The Scalabrinian Fathers are also present with a community in the Nampula province and assist more than 18,000 refugees in the Maratane Camp and in Nampula City within the same Province. The Scalabrinian missionaries have developed projects aimed at promoting coexistence within the Maratane Camp, among the various ethnic groups of refugees and the local population. Also, they have been working in this refugee camp since 2008 on a project to combat malnutrition. Today, they have developed four distinct areas of ministry: the fight against malnutrition, an agricultural project, a recreational project and the provision of support for women victims of violence.

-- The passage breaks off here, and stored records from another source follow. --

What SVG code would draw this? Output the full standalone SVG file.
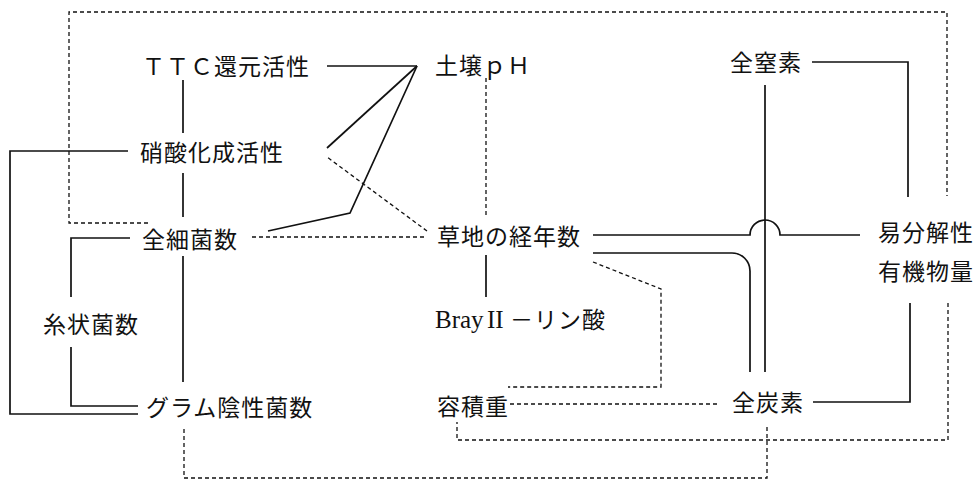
<svg xmlns="http://www.w3.org/2000/svg" width="978" height="480" viewBox="0 0 978 480">
<style>
.bg{fill:#ffffff}
text{font-family:"Noto Sans CJK JP","Noto Sans",sans-serif;font-size:23px;letter-spacing:1px;fill:#111}
.lat{font-family:"Liberation Serif",serif;font-size:25px;letter-spacing:0}
.s{fill:none;stroke:#111;stroke-width:1.7;stroke-linejoin:miter}
.d{fill:none;stroke:#111;stroke-width:1.3;stroke-dasharray:4 3}
</style>
<rect class="bg" x="0" y="0" width="978" height="480"/>
<g id="connectors">
<path class="s" d="M327,66 H417"/>
<path class="s" d="M417,66 L327,148"/>
<path class="s" d="M417,66 L350,213 L268,231"/>
<path class="s" d="M183,80 V133"/>
<path class="s" d="M183,173 V217"/>
<path class="s" d="M183,256 V382"/>
<path class="s" d="M128,151 H10 V414 H138"/>
<path class="s" d="M130,238 H71 V297"/>
<path class="s" d="M71,347 V406 H138"/>
<path class="s" d="M486,255 V297"/>
<path class="s" d="M593,235 H750 A15,15 0 0 1 780,235 H860"/>
<path class="s" d="M593,253 H732 A18,18 0 0 1 750,271 V372"/>
<path class="s" d="M765,85 V372"/>
<path class="s" d="M812,62 H908 V197"/>
<path class="s" d="M910,303 V402 H813"/>
<path class="d" d="M148,223 H69 V12 H947 V196"/>
<path class="d" d="M948,303 V440 H457 V422"/>
<path class="d" d="M427,231 L327,157"/>
<path class="d" d="M252,237 H427"/>
<path class="d" d="M486,78 V216"/>
<path class="d" d="M593,262 L661,289 V387 H508"/>
<path class="d" d="M510,404 H720"/>
<path class="d" d="M184,429 V478 H767 V425"/>
</g>
<g id="n_ttc"><text x="142" y="75">ＴＴＣ還元活性</text></g>
<g id="n_ph"><text x="435" y="74">土壌ｐＨ</text></g>
<g id="n_totalN"><text x="730" y="71">全窒素</text></g>
<g id="n_nitr"><text x="140" y="161">硝酸化成活性</text></g>
<g id="n_bact"><text x="142" y="248">全細菌数</text></g>
<g id="n_years"><text x="437" y="245">草地の経年数</text></g>
<g id="n_easy"><text x="878" y="241">易分解性</text><text x="878" y="280">有機物量</text></g>
<g id="n_fung"><text x="43" y="333">糸状菌数</text></g>
<g id="n_bray"><text x="435" y="328"><tspan class="lat">Bray</tspan><tspan class="lat" x="487" letter-spacing="3">II</tspan><tspan x="510">－リン酸</tspan></text></g>
<g id="n_gram"><text x="146" y="416">グラム陰性菌数</text></g>
<g id="n_bulk"><text x="437" y="415">容積重</text></g>
<g id="n_totalC"><text x="732" y="411">全炭素</text></g>
</svg>
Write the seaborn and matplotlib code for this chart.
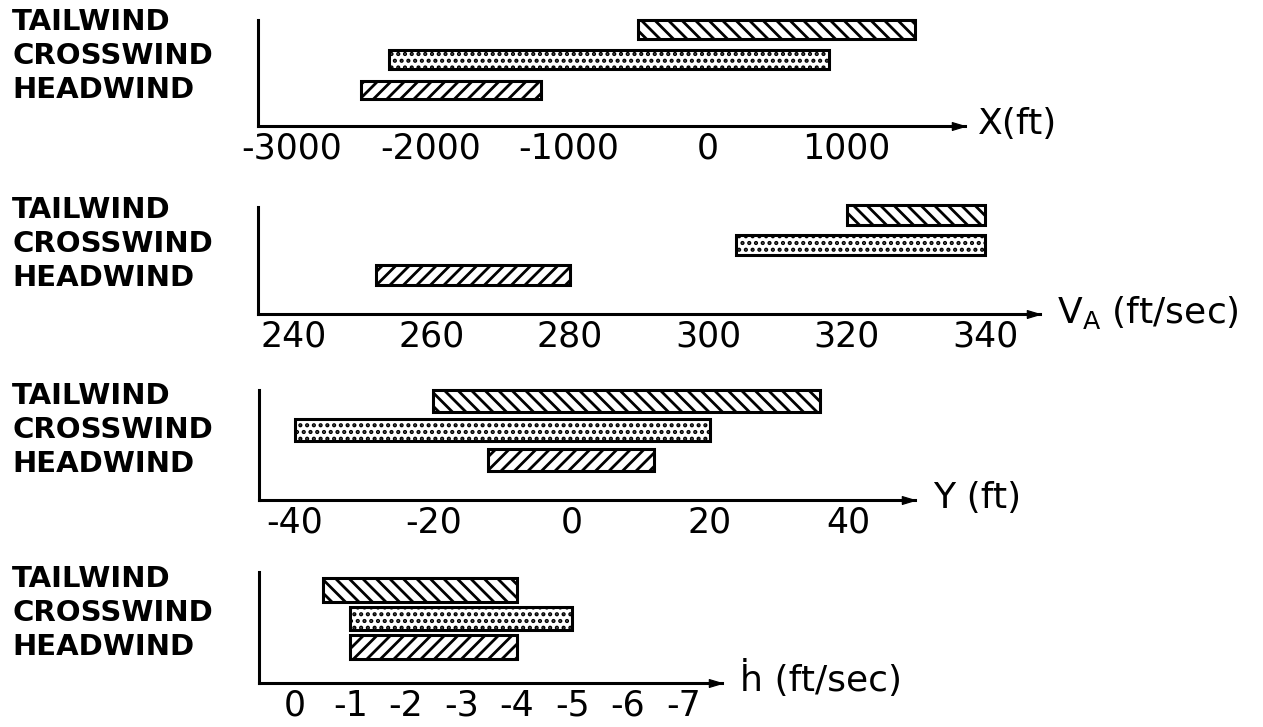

Caritas Mozambique, established in 1977, historically helped refugees from Zimbabwe and local people to relieve their pain and suffering, mainly caused by civil war. After assisting these war victims, Caritas focused its efforts on other areas including providing assistance to populations (especially many IDPs) in the event of emergencies like drought, floods and cyclones. Caritas Mozambique has also become an interlocutor with the government for the implementation of social and support programmes for people affected by natural disasters. Additionally, Caritas has been assisting and supporting people fleeing the insurgency in Cabo Delgado. For instance, in October and November 2020 Caritas Pemba worked to help the tens of thousands of refugees stranded on the beach in Pemba city. Since their arrival, Manuel José Nota, the diocesan Caritas director in Pemba, said that Caritas took care of the hygienic conditions in the area, distributing food and supporting health services, as well as renting trucks to bring people to neighbouring districts. Other diocesan Caritas, like Caritas Nampula, Caritas Nacala and Caritas Lichinga made efforts to address the needs of people displaced by the conflict in Cabo Delgado, ranging from emergency assistance programmes to others services, targeting especially vulnerable groups such as women, children and the elderly.
International organisations working on initiatives related to migrants in Mozambique involve UNHCR, IOM Mozambique, UNICEF, UNV Mozambique, UN Women and Pathfinder International.
The International Organisation for Migration (IOM) Mozambique runs a broad variety of programmes, including emergency response, refugee resettlement, repatriation and family reunification, migration and development, and counter-trafficking. Other IOM activities include the promotion of the international migration law, policy debate and guidance, the protection of migrants’ rights, migration health and the gender dimension of migration.
The United Nations High Commissioner for Refugees (UNHCR) provides technical assistance to the Government of Mozambique to ensure that registration and refugee status determination (RSD) procedures are performed in accordance with international standards. The UNHCR’s assistance for displaced populations, in partnership with the Mozambique Government, includes shelter materials, core relief items such as tarpaulins, sleeping mats, blankets, kitchen sets, buckets, jerry cans and solar lamps. In addition to essential protection services, gender-based violence risk mitigation and response activities, UNHCR is also making efforts to ensure the integration of displaced families into host communities.
In 2021, some key priorities for UNHCR were: supporting the government with the backlog for assessing refugee status, with documentation for asylum seekers and refugees and with activities for child safety; identifying persons at increased risk of assault and violence based on gender and/or sexual harassment, and offer specific assistance to those identified; facilitating the peaceful co-existence of local and displaced populations through mutually beneficial ventures; improving access to education for refugee and asylum seeker children, both urban and camp-based, which included access to secondary and tertiary education; access to citizenship for refugees and children seeking asylum born in the country and assisting recognized naturalized refugees.